Question

A river is 4 km wide and flows at 7km/h. Two docks are directly across the river from each other. Frank heads out from one dock in a direction perpendicular to the current in a boat which has a speed of 16km/h in still water. How far downstream from the dock will the current push the boat?

Answer 1

The velocity vectors will add as in the attached figure. The boat has a velocity vector, (0,16) and the current, (-7,0) (taking the positive x-and y-directions as per usual). Then the resultant vector is just the vector sum:

(0,16)+(-7,0)=(-7,16) = v

We can use the vector dot product between the resultant vector, v, and the boat vector to find the angle, theta, in between. We can then use trigonometry to find the distance needed.

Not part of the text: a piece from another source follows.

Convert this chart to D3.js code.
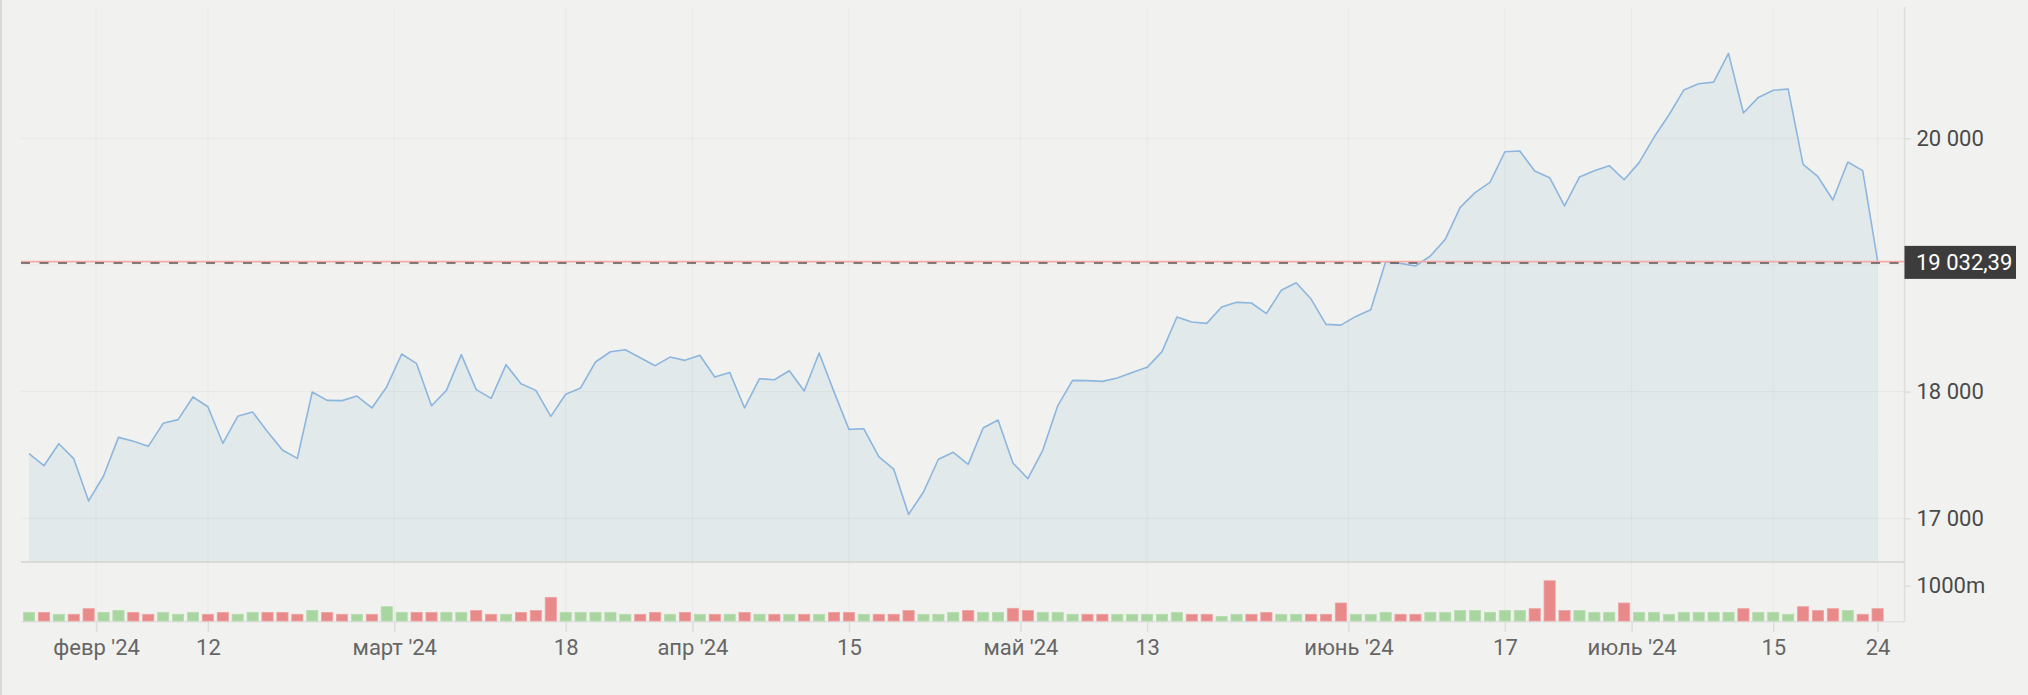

So\[a.b=|a||b|\cos \theta \rightarrow (-7,16).(0,16)=\sqrt{(-7)^2+16^2} \times \sqrt{0^2+16^2} \cos \theta\]that is\[256=16\sqrt{305}\cos \theta \rightarrow \cos \theta = \frac{16}{\sqrt{305}}\]The river is 4km wide, so we can use what we've found and what we're given to solve for x (in the second diagram).

\[\tan \theta = \frac{x}{4} \rightarrow x = 4 \tan \theta = 4 \tan (\cos^{-1}\frac{16}{\sqrt{305}})=1.75km\]The boat will dock 1.75km downstream.